■ Requirements
Repeat verbatim only the lines from the one with "Give me the matplotlib source for this chart." through the one with "fontweight='bold', va='center', ha='left')", both ends kept. Pictures stay out.

* START *

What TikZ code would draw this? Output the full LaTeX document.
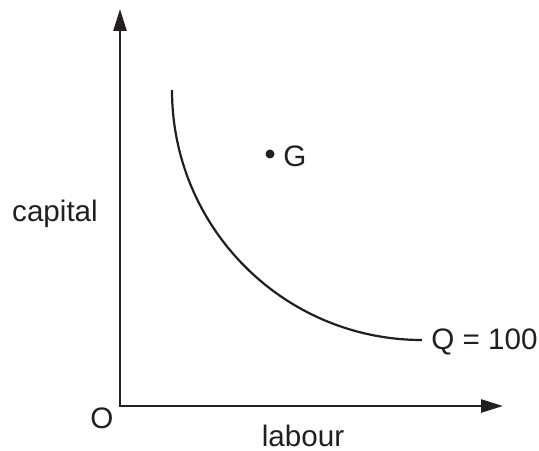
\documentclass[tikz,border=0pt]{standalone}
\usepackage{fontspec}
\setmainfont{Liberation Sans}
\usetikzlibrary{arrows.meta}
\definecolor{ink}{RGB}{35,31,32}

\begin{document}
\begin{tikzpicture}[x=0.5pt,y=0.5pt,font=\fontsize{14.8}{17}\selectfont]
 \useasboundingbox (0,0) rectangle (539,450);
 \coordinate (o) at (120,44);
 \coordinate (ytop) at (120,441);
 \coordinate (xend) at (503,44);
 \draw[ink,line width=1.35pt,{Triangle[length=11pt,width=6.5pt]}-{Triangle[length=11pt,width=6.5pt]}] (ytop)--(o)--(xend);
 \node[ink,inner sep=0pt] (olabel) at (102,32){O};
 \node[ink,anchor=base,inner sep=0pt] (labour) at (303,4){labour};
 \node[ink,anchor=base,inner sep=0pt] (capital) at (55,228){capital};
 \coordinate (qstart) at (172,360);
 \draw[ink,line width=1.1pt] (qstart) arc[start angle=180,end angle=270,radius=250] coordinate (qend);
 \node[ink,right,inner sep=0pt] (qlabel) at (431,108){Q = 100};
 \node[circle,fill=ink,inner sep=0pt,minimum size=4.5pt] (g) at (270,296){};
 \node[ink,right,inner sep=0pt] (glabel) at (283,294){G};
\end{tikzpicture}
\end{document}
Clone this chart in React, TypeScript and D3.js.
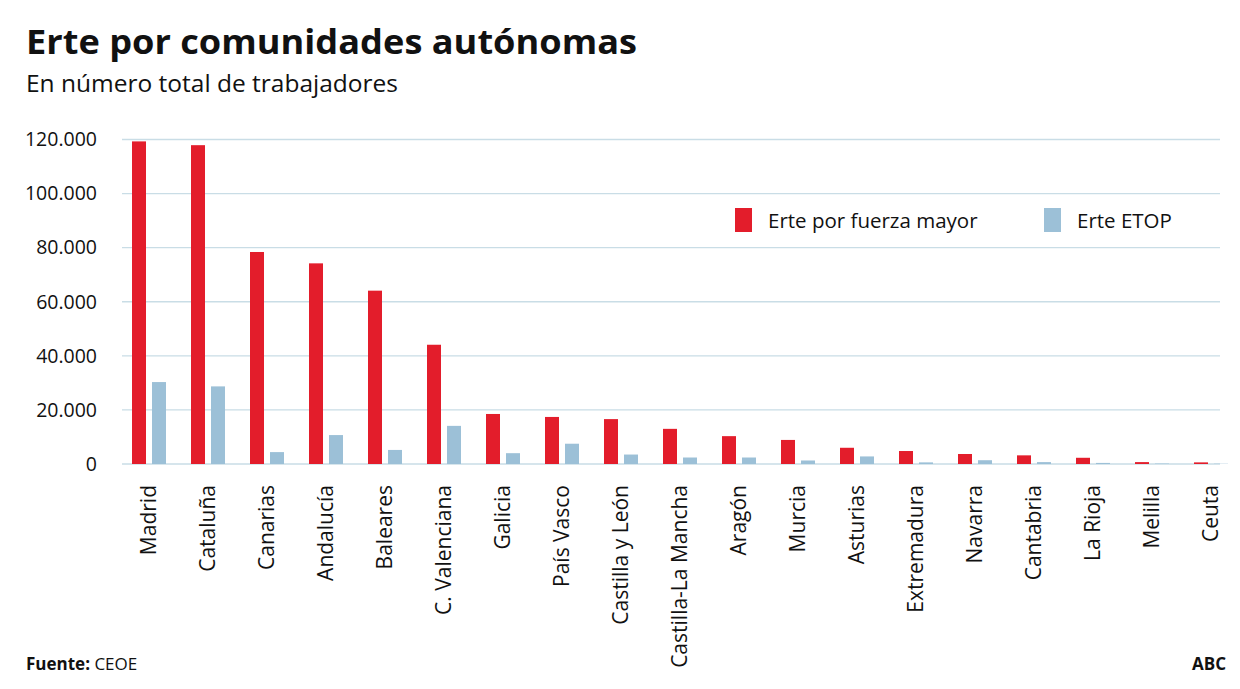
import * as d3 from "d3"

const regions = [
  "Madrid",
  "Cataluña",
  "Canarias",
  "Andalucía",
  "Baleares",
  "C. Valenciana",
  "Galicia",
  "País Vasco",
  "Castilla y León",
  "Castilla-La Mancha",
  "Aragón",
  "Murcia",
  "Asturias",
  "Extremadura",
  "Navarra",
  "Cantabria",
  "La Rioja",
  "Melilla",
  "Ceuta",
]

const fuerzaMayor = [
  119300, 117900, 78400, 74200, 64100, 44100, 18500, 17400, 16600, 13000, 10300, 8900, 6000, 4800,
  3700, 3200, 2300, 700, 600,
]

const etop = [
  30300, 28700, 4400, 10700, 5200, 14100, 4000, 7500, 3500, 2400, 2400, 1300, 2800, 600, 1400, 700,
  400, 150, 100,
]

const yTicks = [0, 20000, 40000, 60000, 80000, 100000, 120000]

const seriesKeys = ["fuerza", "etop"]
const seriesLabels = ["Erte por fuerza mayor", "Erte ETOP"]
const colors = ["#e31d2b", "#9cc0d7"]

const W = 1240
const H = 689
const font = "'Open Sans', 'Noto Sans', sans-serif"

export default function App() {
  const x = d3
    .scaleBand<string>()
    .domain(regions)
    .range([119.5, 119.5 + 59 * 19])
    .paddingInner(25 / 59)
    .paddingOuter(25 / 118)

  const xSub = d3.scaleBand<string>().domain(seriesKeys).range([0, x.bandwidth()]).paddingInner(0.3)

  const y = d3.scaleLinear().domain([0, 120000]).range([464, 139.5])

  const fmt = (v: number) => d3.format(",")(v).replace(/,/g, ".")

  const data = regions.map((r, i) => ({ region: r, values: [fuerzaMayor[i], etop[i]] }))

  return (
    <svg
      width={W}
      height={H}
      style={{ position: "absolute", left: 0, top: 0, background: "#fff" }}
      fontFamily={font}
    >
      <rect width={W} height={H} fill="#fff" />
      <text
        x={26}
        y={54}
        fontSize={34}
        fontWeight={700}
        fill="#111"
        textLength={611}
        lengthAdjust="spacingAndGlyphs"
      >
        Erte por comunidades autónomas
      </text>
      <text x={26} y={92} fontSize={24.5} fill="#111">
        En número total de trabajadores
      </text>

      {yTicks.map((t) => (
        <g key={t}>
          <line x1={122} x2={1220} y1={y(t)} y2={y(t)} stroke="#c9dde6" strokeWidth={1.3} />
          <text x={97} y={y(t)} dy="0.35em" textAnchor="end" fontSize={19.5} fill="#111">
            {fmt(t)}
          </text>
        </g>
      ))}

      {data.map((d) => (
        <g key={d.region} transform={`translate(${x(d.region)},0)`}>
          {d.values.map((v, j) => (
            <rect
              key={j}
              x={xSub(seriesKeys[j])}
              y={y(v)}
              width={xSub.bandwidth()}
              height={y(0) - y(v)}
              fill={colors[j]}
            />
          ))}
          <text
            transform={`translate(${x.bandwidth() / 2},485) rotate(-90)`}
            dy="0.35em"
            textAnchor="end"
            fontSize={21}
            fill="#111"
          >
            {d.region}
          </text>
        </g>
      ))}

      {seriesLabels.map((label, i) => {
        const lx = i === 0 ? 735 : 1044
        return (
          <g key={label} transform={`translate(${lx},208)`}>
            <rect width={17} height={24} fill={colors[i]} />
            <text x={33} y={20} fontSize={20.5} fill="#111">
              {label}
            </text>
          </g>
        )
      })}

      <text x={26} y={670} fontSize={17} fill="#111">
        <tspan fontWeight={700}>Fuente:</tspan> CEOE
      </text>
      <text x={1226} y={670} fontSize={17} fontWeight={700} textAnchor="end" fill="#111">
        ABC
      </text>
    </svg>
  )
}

* END *
* START *

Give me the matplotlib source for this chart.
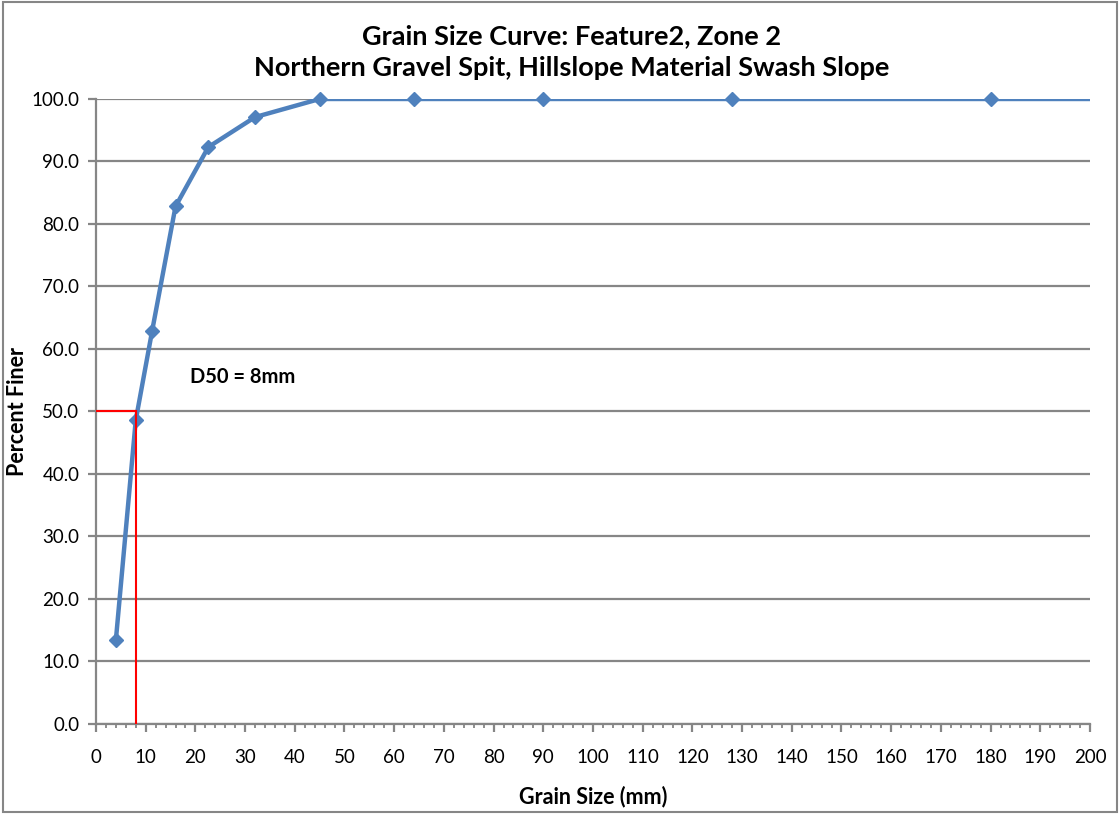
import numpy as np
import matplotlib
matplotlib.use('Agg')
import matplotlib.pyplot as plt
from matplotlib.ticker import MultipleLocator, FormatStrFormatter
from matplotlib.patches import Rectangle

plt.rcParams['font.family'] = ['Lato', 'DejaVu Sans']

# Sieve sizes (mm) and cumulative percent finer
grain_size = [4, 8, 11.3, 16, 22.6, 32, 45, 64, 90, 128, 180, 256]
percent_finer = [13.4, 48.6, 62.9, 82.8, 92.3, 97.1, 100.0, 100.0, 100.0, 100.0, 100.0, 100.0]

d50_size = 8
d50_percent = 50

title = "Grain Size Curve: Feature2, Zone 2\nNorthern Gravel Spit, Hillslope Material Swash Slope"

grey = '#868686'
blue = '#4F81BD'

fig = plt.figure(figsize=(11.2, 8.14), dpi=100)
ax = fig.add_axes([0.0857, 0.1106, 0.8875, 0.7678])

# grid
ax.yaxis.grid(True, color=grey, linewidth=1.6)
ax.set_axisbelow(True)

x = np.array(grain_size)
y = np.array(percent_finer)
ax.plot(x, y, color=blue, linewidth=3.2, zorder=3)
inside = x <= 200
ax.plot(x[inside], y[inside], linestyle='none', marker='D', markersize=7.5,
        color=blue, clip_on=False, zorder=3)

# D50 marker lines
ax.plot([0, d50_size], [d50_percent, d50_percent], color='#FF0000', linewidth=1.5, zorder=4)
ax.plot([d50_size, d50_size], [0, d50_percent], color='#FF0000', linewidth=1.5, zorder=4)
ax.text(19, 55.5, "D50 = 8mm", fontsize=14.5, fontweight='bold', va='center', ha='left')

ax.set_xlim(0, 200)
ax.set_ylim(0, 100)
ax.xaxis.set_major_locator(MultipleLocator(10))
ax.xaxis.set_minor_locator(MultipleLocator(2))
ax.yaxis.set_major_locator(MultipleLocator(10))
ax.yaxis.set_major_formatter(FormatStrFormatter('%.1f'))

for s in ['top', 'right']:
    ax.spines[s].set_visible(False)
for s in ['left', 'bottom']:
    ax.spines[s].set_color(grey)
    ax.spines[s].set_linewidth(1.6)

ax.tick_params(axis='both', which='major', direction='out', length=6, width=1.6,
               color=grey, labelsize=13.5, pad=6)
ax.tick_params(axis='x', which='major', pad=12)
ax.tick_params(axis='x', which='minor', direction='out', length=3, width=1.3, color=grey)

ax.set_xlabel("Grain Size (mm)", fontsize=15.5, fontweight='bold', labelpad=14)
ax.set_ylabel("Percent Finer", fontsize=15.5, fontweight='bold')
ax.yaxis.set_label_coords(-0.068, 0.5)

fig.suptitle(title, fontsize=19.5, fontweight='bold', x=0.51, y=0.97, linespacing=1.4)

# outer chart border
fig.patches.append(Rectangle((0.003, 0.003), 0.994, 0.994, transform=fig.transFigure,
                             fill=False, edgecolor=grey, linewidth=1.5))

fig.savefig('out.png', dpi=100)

* END *

■ Answer for this exercise
Give me the matplotlib source for this chart.
import numpy as np
import matplotlib
matplotlib.use('Agg')
import matplotlib.pyplot as plt
from matplotlib.ticker import MultipleLocator, FormatStrFormatter
from matplotlib.patches import Rectangle

plt.rcParams['font.family'] = ['Lato', 'DejaVu Sans']

# Sieve sizes (mm) and cumulative percent finer
grain_size = [4, 8, 11.3, 16, 22.6, 32, 45, 64, 90, 128, 180, 256]
percent_finer = [13.4, 48.6, 62.9, 82.8, 92.3, 97.1, 100.0, 100.0, 100.0, 100.0, 100.0, 100.0]

d50_size = 8
d50_percent = 50

title = "Grain Size Curve: Feature2, Zone 2\nNorthern Gravel Spit, Hillslope Material Swash Slope"

grey = '#868686'
blue = '#4F81BD'

fig = plt.figure(figsize=(11.2, 8.14), dpi=100)
ax = fig.add_axes([0.0857, 0.1106, 0.8875, 0.7678])

# grid
ax.yaxis.grid(True, color=grey, linewidth=1.6)
ax.set_axisbelow(True)

x = np.array(grain_size)
y = np.array(percent_finer)
ax.plot(x, y, color=blue, linewidth=3.2, zorder=3)
inside = x <= 200
ax.plot(x[inside], y[inside], linestyle='none', marker='D', markersize=7.5,
        color=blue, clip_on=False, zorder=3)

# D50 marker lines
ax.plot([0, d50_size], [d50_percent, d50_percent], color='#FF0000', linewidth=1.5, zorder=4)
ax.plot([d50_size, d50_size], [0, d50_percent], color='#FF0000', linewidth=1.5, zorder=4)
ax.text(19, 55.5, "D50 = 8mm", fontsize=14.5, fontweight='bold', va='center', ha='left')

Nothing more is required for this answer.